Agencies can reallocate current civilian employees with their own organization to meet high priority needs.

Employees on detail to other agencies are not affected either, but department leaders should make sure that reimbursable details aren’t used to evade the original intent of the hiring freeze, Sandy and McGettigan wrote.

Agencies can also extend appointments for term and temporary employees “up the maximum allowable time limit,” the memo said.

They can also transfer a limited number of Senior Executive Service members between agencies to fill leadership vacancies — only if departments cannot reallocation resources within their current workforce.

As previous memos indicated, the freeze does not apply to:

  • Members of the armed services and all federal uniformed personnel, including the U.S. Coast Guard.
  • Positions under programs where hiring limitations would conflict with applicable law.
  • Political appointees that require Presidential nomination and with or without Senate confirmation.
  • Schedule C employees in the excepted service or appointees in the non-career Senior Executive Service.

OPM may grant other exemptions to the hiring freeze in “critical situations,” the memo said.

Agency heads must write to the OPM director to ask for additional exemptions. They must explain in writing why the organization needs more staff and what critical need that person will fill, why reallocating or reassigning existing staff to meet that critical need isn’t possible and what the consequences are of not filling the position within a three to six month timeline.

Agency leaders should also work with their chief human capital officer to decide what positions to exempt from the freeze, Sandy and McGettigan wrote.

The Veterans Affairs Department officially announced exemptions last week, which include medical center directors, doctors, nurses, physicians assistants, pharmacists, therapists and others at the department’s medical centers, outpatient clinics and other health centers, acting VA Secretary Rob Snyder said in a Jan. 27 memo.

VA is also exempting some construction, contracting and project management positions.

The latest memo follows initial guidance that OMB released Jan. 25, which included details about how agencies should approach positions that they recently filled and whether those recently hired individuals should report for work.

As of noon on Jan. 22, agencies cannot fill existing vacant positions, nor can they issue any new jobs offers or create new positions, Sandy wrote.

Individuals who received a job offer or an appointment before Jan. 22, received a confirmation from the agency, and received a start date on or before Feb. 22, 2017 should report to work on that day, OMB said.

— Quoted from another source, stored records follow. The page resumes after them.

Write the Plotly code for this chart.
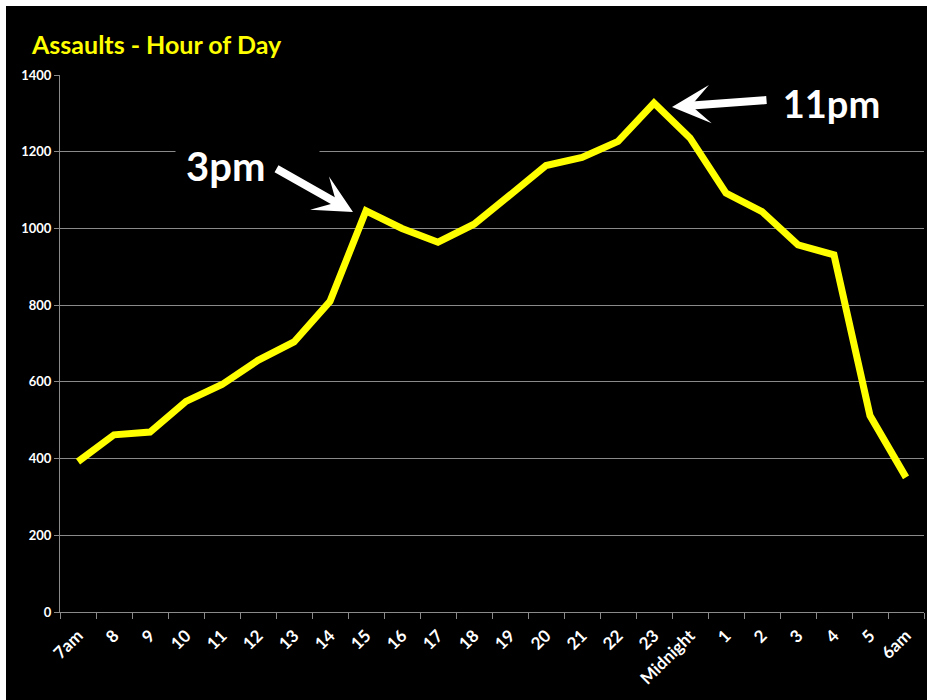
import plotly.graph_objects as go

categories = ["7am", "8", "9", "10", "11", "12", "13", "14", "15", "16", "17", "18",
              "19", "20", "21", "22", "23", "Midnight", "1", "2", "3", "4", "5", "6am"]
assaults = [392, 462, 469, 549, 593, 656, 704, 810, 1046, 1000, 964, 1011,
            1087, 1164, 1185, 1227, 1327, 1236, 1092, 1044, 957, 931, 512, 351]
y_ticks = [0, 200, 400, 600, 800, 1000, 1200, 1400]

W, H = 927, 700
L, R, T, B = 60, 3, 75, 88
PW, PH = W - L - R, H - T - B


def px(x):
    return (x - L) / PW


def py(y):
    return (H - B - y) / PH


FONT = "Lato, 'Open Sans', sans-serif"
GRID = "#8a8a8a"

fig = go.Figure()
fig.add_trace(go.Scatter(
    x=categories, y=assaults, mode="lines",
    line=dict(color="#FFFF00", width=7),
    hoverinfo="skip", showlegend=False,
))

annotations = [
    dict(text="3pm", xref="paper", yref="paper", x=px(175), y=py(166),
         xanchor="left", yanchor="middle", showarrow=False, align="left",
         width=123, borderpad=10, bgcolor="#000000",
         font=dict(family=FONT, size=40, color="#FFFFFF", weight="bold")),
    dict(text="11pm", xref="paper", yref="paper", x=px(831), y=py(103),
         xanchor="center", yanchor="middle", showarrow=False,
         width=103, borderpad=10, bgcolor="#000000",
         font=dict(family=FONT, size=38, color="#FFFFFF", weight="bold")),
    dict(text="", xref="paper", yref="paper", x=px(353), y=py(212),
         ax=-78, ay=-44, showarrow=True, arrowhead=3, arrowsize=0.8,
         arrowwidth=8, arrowcolor="#FFFFFF"),
    dict(text="", xref="paper", yref="paper", x=px(672), y=py(107),
         ax=96, ay=-7, showarrow=True, arrowhead=3, arrowsize=0.8,
         arrowwidth=8, arrowcolor="#FFFFFF"),
]

shapes = [
    dict(type="rect", xref="paper", yref="paper",
         x0=px(0), x1=px(6), y0=py(H), y1=py(0),
         fillcolor="#FFFFFF", line=dict(width=0), layer="above"),
    dict(type="rect", xref="paper", yref="paper",
         x0=px(0), x1=px(W), y0=py(6), y1=py(0),
         fillcolor="#FFFFFF", line=dict(width=0), layer="above"),
]

fig.update_layout(
    width=W, height=H,
    margin=dict(l=L, r=R, t=T, b=B),
    paper_bgcolor="#000000", plot_bgcolor="#000000",
    title=dict(text="Assaults - Hour of Day", xref="container", yref="container",
               x=32 / W, y=1 - 45 / H, xanchor="left", yanchor="middle",
               font=dict(family=FONT, size=25, color="#FFFF00", weight="bold")),
    xaxis=dict(
        type="category", range=[-0.5, len(categories) - 0.5],
        tickson="boundaries", ticks="outside", ticklen=6,
        tickcolor=GRID, showline=True, linecolor=GRID, linewidth=1,
        showgrid=False, tickangle=-45, ticklabelstandoff=6,
        tickfont=dict(family=FONT, size=17, color="#FFFFFF", weight="bold"),
    ),
    yaxis=dict(
        range=[0, 1400], tickvals=y_ticks, ticks="outside", ticklen=5,
        tickcolor=GRID, showline=True, linecolor=GRID, linewidth=1,
        showgrid=True, gridcolor=GRID, gridwidth=1, zeroline=False,
        tickfont=dict(family=FONT, size=13, color="#FFFFFF", weight="bold"),
    ),
    annotations=annotations,
    shapes=shapes,
)

fig.write_html(
    "out.html",
    config={"displayModeBar": False},
    post_script="document.body.style.margin='0';document.body.style.overflow='hidden';",
)
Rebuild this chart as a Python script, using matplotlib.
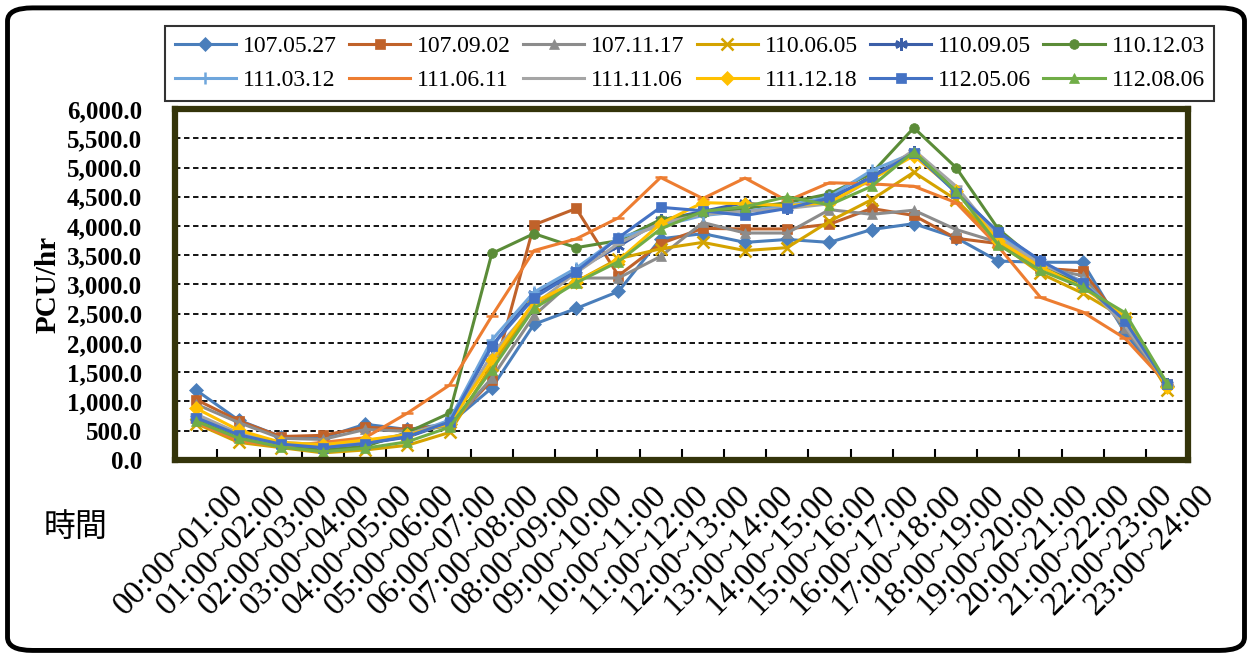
import numpy as np
import matplotlib
matplotlib.use("Agg")
import matplotlib.pyplot as plt
import matplotlib.transforms as mtransforms
from matplotlib.patches import FancyBboxPatch
from matplotlib.ticker import FuncFormatter

# --- data ---
hours = [f"{h:02d}:00~{h+1:02d}:00" for h in range(24)]

s_1070527 = [1190, 680, 400, 380, 610, 520, 620, 1230, 2320, 2590, 2880, 3780, 3870, 3720, 3770, 3720, 3940, 4040, 3800, 3400, 3380, 3380, 2180, 1270]
s_1070902 = [1030, 670, 400, 420, 560, 520, 600, 1360, 4020, 4300, 3150, 3700, 3960, 3950, 3950, 4030, 4300, 4180, 3790, 3700, 3280, 3230, 2300, 1300]
s_1071117 = [950, 640, 370, 350, 520, 490, 580, 1400, 2470, 3110, 3110, 3480, 4060, 3880, 3880, 4280, 4200, 4270, 3940, 3720, 3300, 3150, 2250, 1300]
s_1100605 = [620, 300, 210, 120, 170, 250, 470, 1620, 2650, 3050, 3440, 3610, 3720, 3580, 3630, 4080, 4450, 4920, 4450, 3720, 3190, 2850, 2420, 1200]
s_1100905 = [720, 420, 270, 220, 280, 390, 640, 1950, 2830, 3250, 3650, 4100, 4250, 4400, 4300, 4450, 4850, 5270, 4600, 3880, 3400, 3000, 2380, 1300]
s_1101203 = [680, 380, 240, 170, 230, 470, 800, 3530, 3870, 3630, 3750, 4110, 4220, 4300, 4400, 4550, 4900, 5680, 5000, 3950, 3350, 3000, 2450, 1300]
s_1110312 = [730, 430, 270, 220, 290, 420, 680, 2050, 2870, 3280, 3800, 4000, 4180, 4250, 4350, 4500, 4950, 5250, 4580, 3850, 3380, 3050, 2400, 1280]
s_1110611 = [640, 330, 230, 300, 380, 800, 1280, 2460, 3580, 3780, 4140, 4830, 4470, 4820, 4430, 4740, 4720, 4680, 4400, 3650, 2780, 2530, 2080, 1300]
s_1111106 = [780, 460, 300, 260, 320, 440, 640, 1800, 2650, 3200, 3700, 4050, 4200, 4250, 4300, 4380, 4800, 5300, 4680, 3800, 3350, 3050, 2300, 1300]
s_1111218 = [880, 510, 300, 260, 340, 430, 620, 1700, 2700, 3050, 3410, 4040, 4400, 4380, 4350, 4400, 4800, 5200, 4600, 3750, 3300, 2950, 2450, 1250]
s_1120506 = [720, 430, 270, 210, 280, 400, 650, 1950, 2770, 3220, 3800, 4320, 4260, 4180, 4300, 4480, 4830, 5250, 4570, 3900, 3410, 3020, 2380, 1290]
s_1120806 = [660, 370, 220, 140, 200, 310, 560, 1540, 2590, 3030, 3390, 3950, 4250, 4330, 4500, 4360, 4680, 5270, 4600, 3680, 3240, 2950, 2520, 1310]

series = [
    ("107.05.27", s_1070527, "#4a7ebb", "D"),
    ("107.09.02", s_1070902, "#c0622a", "s"),
    ("107.11.17", s_1071117, "#8c8c8c", "^"),
    ("110.06.05", s_1100605, "#d4a300", "x"),
    ("110.09.05", s_1100905, "#3c5fa8", (6, 2, 0)),
    ("110.12.03", s_1101203, "#5b8c38", "o"),
    ("111.03.12", s_1110312, "#6fa6dc", "+"),
    ("111.06.11", s_1110611, "#ed7d31", "_"),
    ("111.11.06", s_1111106, "#a5a5a5", "_"),
    ("111.12.18", s_1111218, "#ffc000", "D"),
    ("112.05.06", s_1120506, "#4472c4", "s"),
    ("112.08.06", s_1120806, "#70ad47", "^"),
]

plt.rcParams['font.family'] = ['Liberation Serif', 'DejaVu Serif']

fig = plt.figure(figsize=(12.52, 6.57), dpi=100)
ax = fig.add_axes([0.140, 0.300, 0.809, 0.534])

x = np.arange(len(hours))
handles = []
for name, vals, col, mk in series:
    thin = mk in ("x", "+", "_", (6, 2, 0))
    h, = ax.plot(x, vals, color=col, lw=2.2, marker=mk, markersize=9 if thin else 7,
                 markeredgewidth=1.8 if thin else 0.5, markeredgecolor=col, label=name)
    handles.append(h)

ax.set_xlim(-0.5, 23.5)
ax.set_ylim(0, 6000)
ax.set_yticks(np.arange(0, 6001, 500))
ax.yaxis.set_major_formatter(FuncFormatter(lambda v, p: f"{v:,.1f}"))
ax.tick_params(axis='y', length=0, pad=24, labelsize=18)
for t in ax.get_yticklabels():
    t.set_fontweight('bold')
ax.yaxis.grid(True, color='black', linestyle=(0, (3, 2)), lw=1.3)
ax.set_axisbelow(True)

ax.set_xticks(x)
ax.set_xticklabels(hours, rotation=45, ha='right', rotation_mode='anchor', fontsize=24)
ax.tick_params(axis='x', length=0, pad=14)
shift = mtransforms.ScaledTranslation(32 / 100, 0, fig.dpi_scale_trans)
for t in ax.get_xticklabels():
    t.set_transform(t.get_transform() + shift)
ax.set_xticks(np.arange(-0.5, 24, 1), minor=True)
ax.tick_params(axis='x', which='minor', direction='in', length=8, width=1.5, color='black')

for sp in ax.spines.values():
    sp.set_color('#34340a')
    sp.set_linewidth(4.5)

fig.text(0.038, 0.567, "PCU/hr", rotation=90, ha='center', va='center', fontsize=21, fontweight='bold')
fig.text(0.060, 0.198, "時間", ha='center', va='center', fontsize=23,
         family=['Noto Sans CJK TC', 'DejaVu Sans'])

# row-wise order in a 2 x 6 legend
order = [0, 6, 1, 7, 2, 8, 3, 9, 4, 10, 5, 11]
leg = ax.legend([handles[i] for i in order], [series[i][0] for i in order],
                loc='center', ncol=6, mode='expand', bbox_to_anchor=(0.132, 0.845, 0.838, 0.117),
                bbox_transform=fig.transFigure, fontsize=17, frameon=True, fancybox=False,
                handlelength=2.6, borderaxespad=0, columnspacing=1.0, handletextpad=0.3,
                labelspacing=0.55)
leg.get_frame().set_edgecolor('black')
leg.get_frame().set_linewidth(1.5)

border = FancyBboxPatch((0.006, 0.01), 0.988, 0.978, boxstyle="round,pad=0,rounding_size=0.02",
                        transform=fig.transFigure, fill=False, edgecolor='black', lw=3.5)
fig.patches.append(border)

fig.savefig("out.png", dpi=100)
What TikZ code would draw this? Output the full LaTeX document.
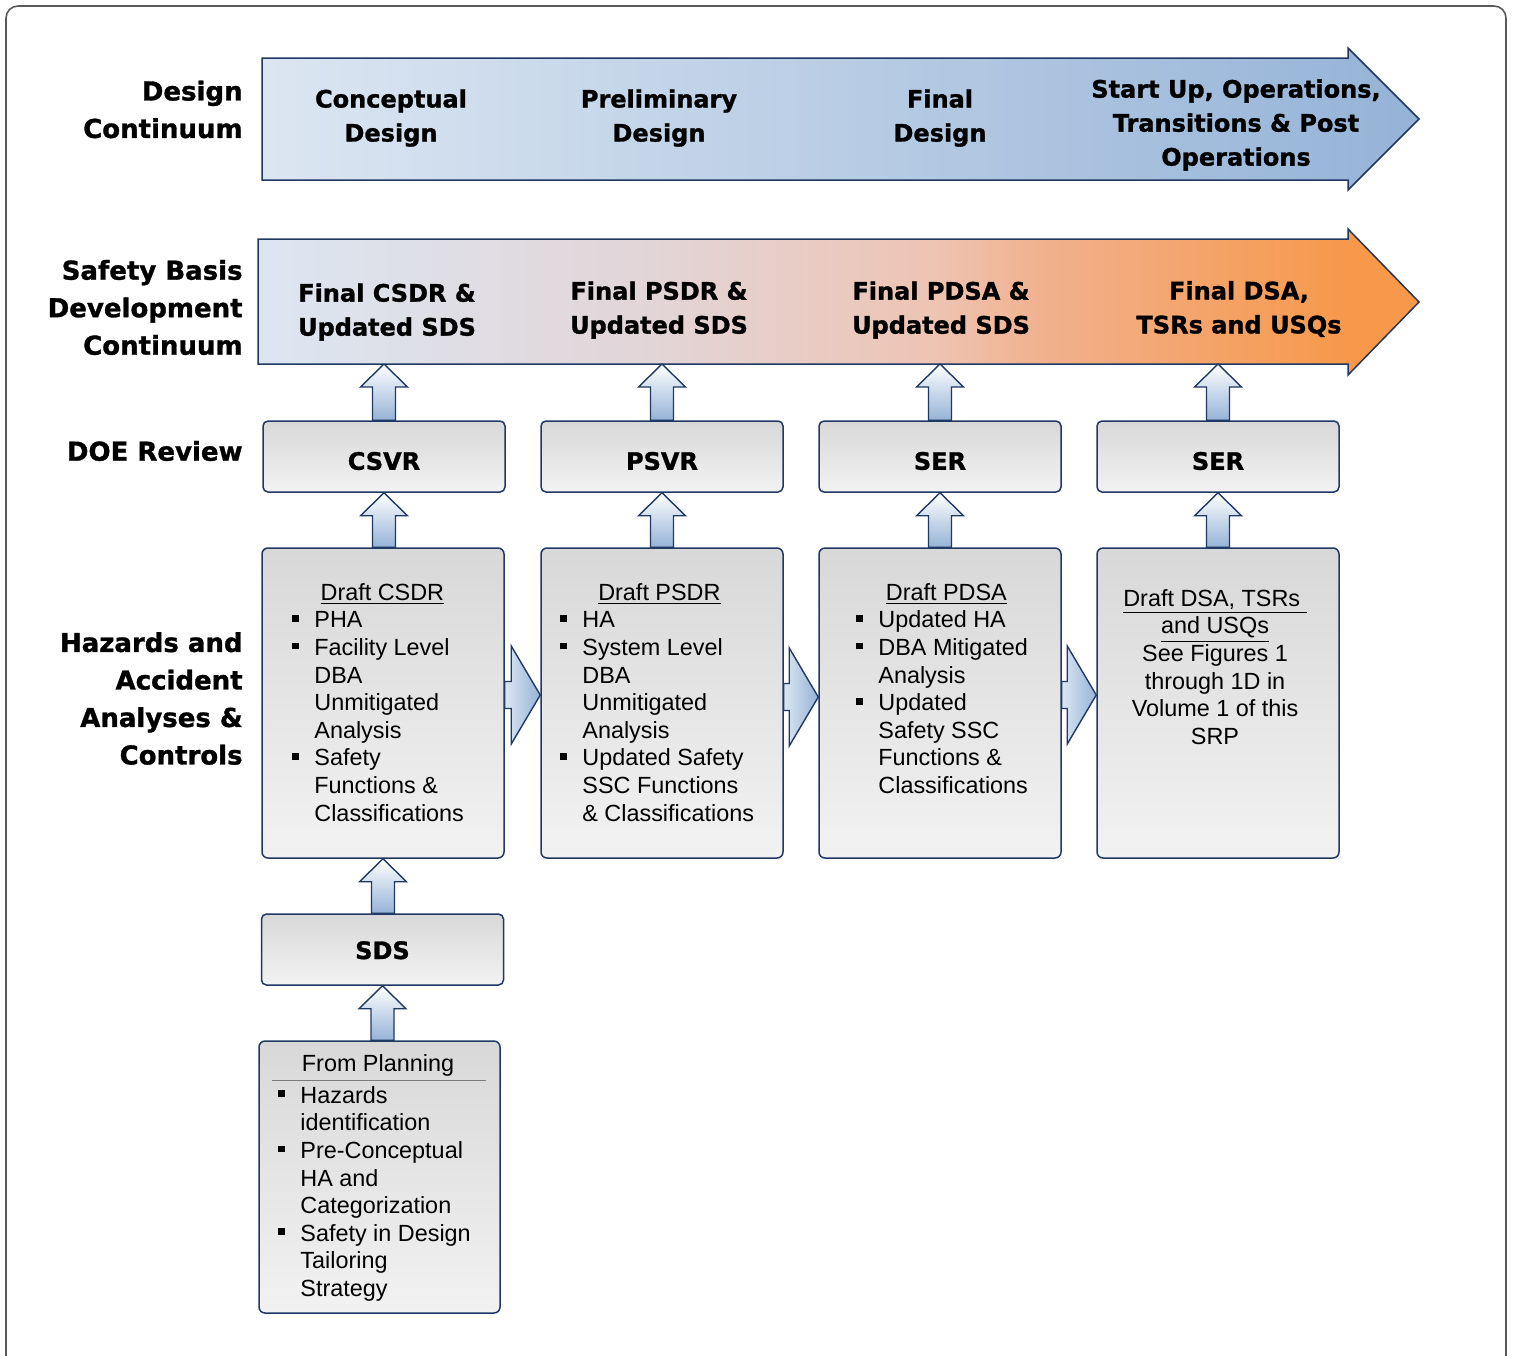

But if a person has a job offer from an agency that does not include a start date —  or that date is after Feb. 22 — agency heads should review the position and decide whether it should be revoked, or if the prospective employee should show up for work.

In a Jan. 23 executive memo, Trump announced that the hiring freeze — which temporarily prohibits agencies from making new hires until OMB develops a long-term plan within the next 90 days to reduce the size of the federal workforce through attrition — applies to all executive branch departments and agencies, including the Defense Department.